[Date Prev][Date Next][Thread Prev][Thread Next]
- Subject: LPeg pattern optimizer
- From: Julien <julien+lua@...>
- Date: Tue, 24 Feb 2015 10:19:30 +0100
This email presents a work in progress optimizer for LPeg that can
speed up matching by several orders of magnitude in some cases.
Since some time I have a use case where I need to match a large number
of rather simple patterns against input strings and I tried to use LPeg.
Current implementation tries each alternative until it fails and then
tries the next one, ... This is quite inefficient when there is many
alternatives. However, it never was the initial goal of LPeg, which is
pretty fast in most cases. So I started a series of patches to optimize
that particular use case.
These optimizations simplifies LPeg internal tree by automatically
merging and reordering patterns when possible. This brings a massive
speedup. In ideal case, the matching time should drop from O(r*n) to
O(n) where 'r' is the number of rules and 'n' the length of the text
(like with Aho-Corasick algorithm). In practice it's not quite the case
Currently patches are directly integrated in my fork of LPeg, but if
there is enough interest, I may be able to extract the AST optimizer in
a separate library (not possible for VM-level patches).
Optimizations are not enabled by default: an additional function
`lpeg.optimize(patt) => patt` has been added. It transforms the LPeg
tree using the above rules.
This is currently a Work in Progress, only tested under Linux with GCC.
But it already brings substantial speed improvements (see benchmarks
below). Any feedback is welcome :)
LPeg test suite still pass with success (except the stack overflow
test, because the optimizer transform the call into tail call !). Also,
optimizer should not change pattern semantics, if it does it's a bug.

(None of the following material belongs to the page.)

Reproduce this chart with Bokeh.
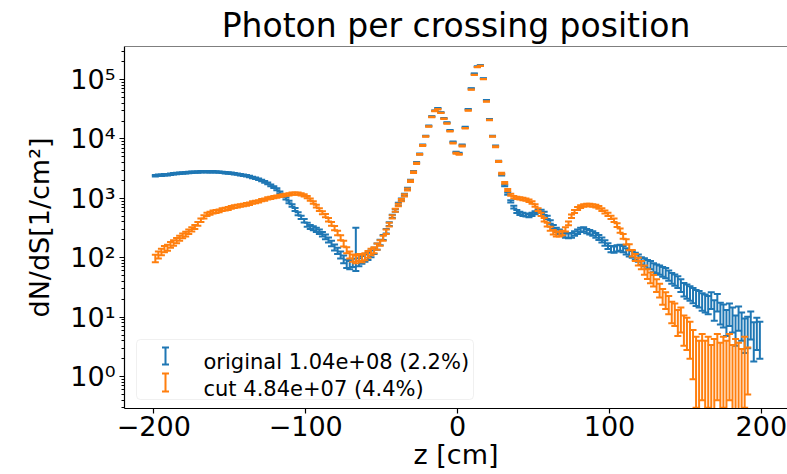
import numpy as np
from bokeh.plotting import figure
from bokeh.models import ColumnDataSource, Range1d, FixedTicker, Span, BoxAnnotation, Label
from bokeh.embed import file_html
from bokeh.resources import INLINE

# ---------------- data ----------------
title_text = "Photon per crossing position"
x_label = "z [cm]"
y_label = "dN/dS[1/cm²]"
legend_labels = ["original 1.04e+08 (2.2%)", "cut 4.84e+07 (4.4%)"]
x_ticks = [-200, -100, 0, 100, 200]
x_tick_labels = ["−200", "−100", "0", "100", "200"]
y_ticks = [1, 10, 100, 1000, 10000, 100000]
y_tick_labels = ["10⁰", "10¹", "10²", "10³", "10⁴", "10⁵"]

# bin centres (2 cm bins from -200 to 200)
z_centers = list(range(-199, 200, 2))

orig_vals = [
    2400, 2450, 2450, 2500, 2500, 2550, 2600, 2620, 2650, 2680,
    2700, 2730, 2750, 2760, 2780, 2800, 2820, 2800, 2810, 2800,
    2790, 2770, 2740, 2700, 2680, 2650, 2600, 2560, 2500, 2450,
    2400, 2330, 2250, 2180, 2100, 2000, 1900, 1780, 1660, 1550,
    1420, 1260, 1120, 1000, 870, 760, 650, 550, 480, 420,
    360, 330, 315, 295, 275, 250, 225, 200, 175, 150,
    132, 112, 95, 80, 76, 83, 190, 85, 93, 100,
    107, 117, 132, 155, 182, 220, 280, 370, 500, 630,
    800, 950, 1150, 1450, 2000, 2800, 4000, 5600, 7900, 11200,
    16600, 24000, 30000, 33000, 28000, 22400, 19000, 14000, 8900, 6000,
    5750, 7900, 15800, 31600, 71000, 126000, 166000, 174000, 105000, 45000,
    21400, 11200, 7600, 4200, 2500, 1660, 1200, 890, 710, 600,
    560, 540, 525, 515, 540, 575, 600, 605, 560, 480,
    400, 330, 295, 275, 257, 240, 234, 240, 257, 275,
    295, 302, 282, 270, 257, 240, 220, 200, 178, 158,
    141, 138, 145, 148, 141, 129, 120, 115, 107, 100,
    89, 85, 79, 76, 69, 66, 63, 59, 56, 51,
    46, 43, 40, 35, 30, 28, 26, 24, 22, 21,
    19, 18, 17, 20, 14, 18.5, 12.5, 11.5, 9, 12,
    10, 7, 10.5, 8, 6, 6.6, 8.3, 5, 6.3, 5.2,
]
orig_errs = [
    69, 70, 70, 71, 71, 71, 72, 72, 73, 73,
    73, 74, 74, 74, 75, 75, 75, 75, 75, 75,
    75, 74, 74, 73, 73, 73, 72, 72, 71, 70,
    69, 68, 67, 66, 65, 63, 62, 60, 58, 56,
    53, 50, 47, 45, 42, 39, 36, 33, 31, 29,
    27, 26, 25, 24, 23, 22, 21, 20, 19, 17,
    16, 15, 14, 13, 12, 13, 130, 13, 14, 14,
    15, 15, 16, 18, 19, 21, 24, 27, 32, 35,
    40, 44, 48, 54, 63, 75, 89, 106, 126, 150,
    182, 219, 245, 257, 237, 212, 195, 167, 133, 110,
    107, 126, 178, 251, 377, 502, 576, 590, 458, 300,
    207, 150, 123, 92, 71, 58, 49, 42, 38, 35,
    33, 33, 32, 32, 33, 34, 35, 35, 33, 31,
    28, 26, 24, 23, 23, 22, 22, 22, 23, 23,
    24, 25, 24, 23, 23, 22, 21, 20, 19, 18,
    17, 17, 17, 17, 17, 16, 15, 15, 15, 14,
    13, 13, 13, 12, 12, 11, 11, 11, 11, 10,
    9.6, 9.3, 8.9, 8.4, 7.7, 7.5, 7.2, 6.9, 6.6, 6.5,
    6.2, 6.0, 5.8, 6.3, 5.3, 6.1, 5.0, 4.8, 4.2, 4.9,
    4.5, 3.7, 4.6, 4.0, 3.5, 3.6, 4.1, 3.2, 3.5, 3.2,
]
nan = float("nan")
cut_vals = [
    98, 112, 126, 141, 148, 166, 178, 195, 214, 234,
    251, 275, 302, 331, 372, 427, 490, 537, 562, 589,
    603, 617, 646, 661, 676, 708, 724, 741, 759, 776,
    794, 813, 851, 871, 891, 933, 955, 1000, 1020, 1050,
    1070, 1100, 1120, 1150, 1170, 1200, 1200, 1200, 1170, 1120,
    1050, 955, 851, 741, 646, 575, 513, 437, 372, 316,
    263, 219, 174, 135, 112, 100, 95, 102, 98, 105,
    115, 126, 135, 155, 178, 214, 275, 363, 490, 631,
    776, 933, 1120, 1410, 1950, 2750, 3890, 5500, 7760, 11000,
    16200, 23400, 29500, 31600, 27500, 21900, 18200, 13500, 8500, 5750,
    5500, 7600, 15100, 30200, 67600, 120000, 162000, 170000, 102000, 42700,
    20900, 11000, 7400, 4170, 2630, 1820, 1380, 1150, 1050, 1020,
    1000, 977, 955, 912, 851, 759, 646, 537, 437, 363,
    309, 269, 251, 251, 263, 302, 380, 501, 603, 676,
    724, 759, 776, 776, 759, 741, 708, 646, 589, 537,
    479, 427, 355, 288, 229, 186, 151, 120, 102, 87,
    76, 63, 54, 47, 42, 35, 29, 23, 20, 17,
    13, 12, 9, 10, 7, 6.3, 5.2, 3.5, 2.5, 2.0,
    2.8, 2.0, 2.5, 1.6, 2.2, 2.8, 1.8, 2.5, 2.0, 2.8,
    1.6, 2.2, 1.8, 1.3, 2.5, 1.8, nan, nan, nan, nan,
]
cut_errs = [
    14, 15, 16, 17, 17, 18, 19, 20, 21, 22,
    22, 23, 25, 26, 27, 29, 31, 33, 34, 34,
    35, 35, 36, 36, 37, 38, 38, 38, 39, 39,
    40, 40, 41, 42, 42, 43, 44, 45, 45, 46,
    46, 47, 47, 48, 48, 49, 49, 49, 48, 47,
    46, 44, 41, 38, 36, 34, 32, 30, 27, 25,
    23, 21, 19, 16, 15, 14, 14, 14, 14, 14,
    15, 16, 16, 18, 19, 21, 23, 27, 31, 36,
    39, 43, 47, 53, 62, 74, 88, 105, 125, 148,
    180, 216, 243, 251, 235, 209, 191, 164, 130, 107,
    105, 123, 174, 246, 368, 490, 569, 583, 452, 292,
    204, 148, 122, 91, 73, 60, 53, 48, 46, 45,
    45, 44, 44, 43, 41, 39, 36, 33, 30, 27,
    25, 23, 22, 22, 23, 25, 28, 32, 35, 37,
    38, 39, 39, 39, 39, 38, 38, 36, 34, 33,
    31, 29, 27, 24, 21, 19, 17, 15, 14, 13,
    12, 11, 10, 9.7, 9.2, 8.4, 7.6, 6.8, 6.3, 5.8,
    5.1, 4.9, 4.2, 4.5, 3.7, 3.5, 3.2, 2.6, 2.2, 2.0,
    2.4, 2.0, 2.2, 1.8, 2.1, 2.4, 1.9, 2.2, 2.0, 2.4,
    1.8, 2.1, 1.9, 1.6, 2.2, 1.3, nan, nan, nan, nan,
]

# ---------------- style ----------------
FONT = "DejaVu Sans"
C_ORIG = "#1f77b4"
C_CUT = "#ff7f0e"
Y_MIN, Y_MAX = 0.29, 3.6e5
X_MIN, X_MAX = -219.3, 217.2
LW = 2.0
CAP = 7


def make_source(z, vals, errs):
    z = np.asarray(z, float)
    v = np.asarray(vals, float)
    e = np.asarray(errs, float)
    ok = np.isfinite(v) & (v > 0)
    z, v, e = z[ok], v[ok], e[ok]
    lo = v - e
    lo = np.where(lo > 0, lo, Y_MIN * 1e-4)  # non-positive lower ends fall off the log axis
    hi = v + e
    return ColumnDataSource(dict(z=z, v=v, lo=lo, hi=hi))


p = figure(width=787, height=474, y_axis_type="log",
           x_range=Range1d(X_MIN, X_MAX), y_range=Range1d(Y_MIN, Y_MAX),
           output_backend="svg", toolbar_location=None,
           min_border_left=124, min_border_right=0, min_border_top=46, min_border_bottom=66)

p.background_fill_color = "white"
p.border_fill_color = "white"
p.outline_line_color = None
p.xgrid.visible = False
p.ygrid.visible = False

p.title.text = title_text
p.title.align = "center"
p.title.text_font = FONT
p.title.text_font_size = "33px"
p.title.text_font_style = "normal"
p.title.text_color = "black"
p.title.standoff = 4

for ax in (p.xaxis[0], p.yaxis[0]):
    ax.axis_line_color = "black"
    ax.axis_line_width = 1.2
    ax.major_tick_line_color = "black"
    ax.major_tick_line_width = 1.2
    ax.major_tick_in = 0
    ax.major_tick_out = 5
    ax.minor_tick_line_color = "black"
    ax.minor_tick_line_width = 1.0
    ax.minor_tick_in = 0
    ax.minor_tick_out = 3
    ax.major_label_text_font = FONT
    ax.major_label_text_font_size = "27px"
    ax.major_label_text_color = "black"
    ax.axis_label_text_font = FONT
    ax.axis_label_text_font_size = "27px"
    ax.axis_label_text_font_style = "normal"
    ax.axis_label_text_color = "black"

p.xaxis.axis_label = x_label
p.yaxis.axis_label = y_label
p.xaxis.ticker = FixedTicker(ticks=x_ticks)
p.xaxis.major_label_overrides = {t: s for t, s in zip(x_ticks, x_tick_labels)}
p.xaxis.minor_tick_line_color = None
p.xaxis.major_label_standoff = 2
p.xaxis.axis_label_standoff = 0

minor = [m * 10.0 ** k for k in range(-1, 6) for m in range(2, 10)]
p.yaxis.ticker = FixedTicker(ticks=y_ticks, minor_ticks=minor)
p.yaxis.major_label_overrides = {t: s for t, s in zip(y_ticks, y_tick_labels)}
p.yaxis.major_label_standoff = 4
p.yaxis.axis_label_standoff = 12

# top spine
p.add_layout(Span(location=Y_MAX, dimension="width", line_color="black", line_width=1.2))

# error bars
for vals, errs, color in ((orig_vals, orig_errs, C_ORIG), (cut_vals, cut_errs, C_CUT)):
    src = make_source(z_centers, vals, errs)
    p.segment(x0="z", y0="lo", x1="z", y1="hi", source=src, line_color=color, line_width=LW)
    p.scatter(x="z", y="lo", source=src, marker="dash", size=CAP, line_color=color, line_width=LW)
    p.scatter(x="z", y="hi", source=src, marker="dash", size=CAP, line_color=color, line_width=LW)

# legend (frame-relative screen px)
box = BoxAnnotation(left=12, right=349, bottom=9, top=69,
                    left_units="screen", right_units="screen",
                    bottom_units="screen", top_units="screen",
                    fill_color="white", fill_alpha=0.8,
                    line_color="#cccccc", line_width=1)
try:
    box.border_radius = 4
except Exception:
    pass
p.add_layout(box)

for (ybot, ytop, ytext), color, text in zip(((44, 61, 47), (17, 35, 20)), (C_ORIG, C_CUT), legend_labels):
    p.add_layout(BoxAnnotation(left=40, right=42, bottom=ybot, top=ytop,
                               left_units="screen", right_units="screen",
                               bottom_units="screen", top_units="screen",
                               fill_color=color, fill_alpha=1, line_color=None))
    for yc in (ybot, ytop):
        p.add_layout(BoxAnnotation(left=37.5, right=44.5, bottom=yc - 1, top=yc + 1,
                                   left_units="screen", right_units="screen",
                                   bottom_units="screen", top_units="screen",
                                   fill_color=color, fill_alpha=1, line_color=None))
    p.add_layout(Label(x=79, y=ytext, x_units="screen", y_units="screen", text=text,
                       text_font=FONT, text_font_size="21px", text_color="black",
                       text_baseline="alphabetic", text_align="left"))

open("out.html", "w").write(file_html(p, INLINE, title="plot"))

I think that optimization could go even further because currently the
optimizer is pretty conservative and some details of LPeg are still a
bit obscure for me. Also the optimizer itself needs some optimization.
I'm currently writing a series of blog articles explaining the
implementation choices and results.
Benchmarks (see  for download link)
* AMD Phenom(tm) II X4 940 Processor
* 6GB DDR2 RAM (800 Mhz)
* Linux 3.18.5-1-ARCH
* LPEG is compiled with GCC 4.9.2 and "-O3 -march=native" options
* All data is read into Lua strings before starting the timer
* Timing (in seconds) is taken from CLOCK_THREAD_CPUTIME
Match a subset of easylist.txt AdBlock rules against an history for
Start processing 159146 URLs against 29261 rules.
DONE optimized 2.524193886
DONE vanilla 5684.350017815
That's roughly 2200 times faster! The difference is really huge, I
need to look at it closer. Also, the LPeg pattern is not complete
(rules with 'domain=' modifiers are skipped, DOM selectors too because
it matches only URLs)
Another one is searching 10,000 random English words in a 5MB text file
(compilation of Shakespeare books)
building 10kwords ... done in 4.288736881
optimize 10kwords ... done in 23.494381189
compile original 10k ... done in 2.146324808
original 10k ... done in 66.789134742
matches original 10k 66355
compile optimized 10k ... done in 0.013979084
optimized 10k ... done in 0.119470768
matches optimized 10k 66355
560 times faster! But we also see that optimize the pattern was *very*
long, that's because the pattern reordering is currently very slow. The
compile time, on the other hand is munch faster because the pattern
tree is munch smaller.
I also tested some more usual LPeg grammars (Moonscript compiler, Lua
AST generator, ...) but as you expect, the performance win is limited to
negligible. I think it could still perform a bit better, but as I
said, optimizer is currently conservative.